With Sen. Lamar Alexander’s (R-TN) announcement in December that he will not seek reelection in 2020, speculation is that Congress might step up efforts to pass a reauthorization bill this year. Alexander chairs the Senate Committee on Health, Education, Labor, and Pensions and has been a commanding voice on higher education issues since first being elected in 2003.
Regulation of Higher Education
While 2019 looks to be less active than 2018 was in the regulatory area, the year begins with a massive negotiated rulemaking session on accreditation and innovation, slated to begin later this month. This represents the first sustained effort in a long while to look at the relationship between accreditors, institutions, and the federal government. It also presents the first time this administration has put forward a comprehensive summary of their views on higher education.
With Democrats taking control of the House, congressional oversight of the executive branch is expected to ramp up. The House Education and Labor Committee has already announced plans to hold hearings on the Title IX, gainful employment, and borrower defense regulations; ties between the Education Department officials and for-profit colleges; and the management of loan forgiveness programs, among other issues.
These inquiries will provide additional data and insight into the Department’s work, but historically, have also resulted in added burden on the operations of the Department, slowing down the work of staff.
Budget and Appropriations
After two years of relative stability in federal funding, 2019 may be much more challenging.
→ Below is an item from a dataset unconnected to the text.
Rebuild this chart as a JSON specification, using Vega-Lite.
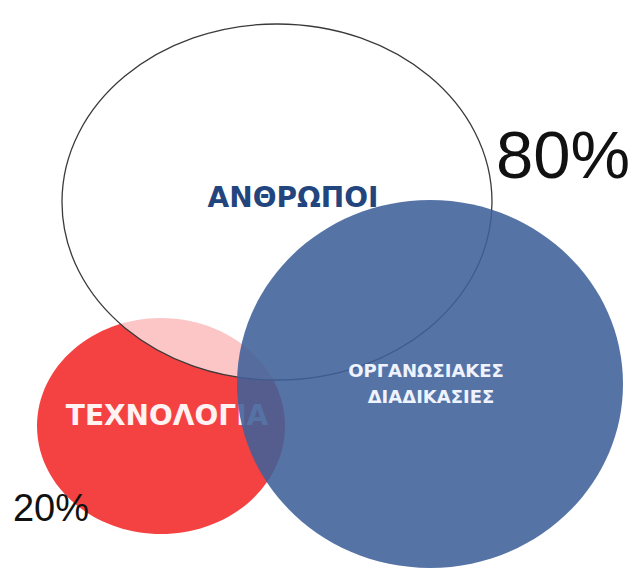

A two-year budget deal raised the overall caps on federal funding, which allowed for significant increases in funding for programs (like Pell Grants and NIH) of interest to colleges. Those caps go away this year, and without a bipartisan agreement to put new, higher caps in place, we may see massive cuts in federal spending. At the same time, the administration has expressed growing concern about the deficit, which nearly reached $1 trillion last year, and has been steadily growing after several years of decline. It is widely expected that the President’s budget, when released, will propose massive reductions in non-defense spending, in line with the administration’s previous two budgets.
Finally, the federal debt ceiling will need to be raised this year, and this issue tends to cause intense partisan debate. The current limit expires in March, but the government is not expected to reach the debt limit until late summer or early fall. In the past, negotiations around raising the debt limit have resulted in shutdowns and long-term deals around spending that have had significant impacts on overall federal spending.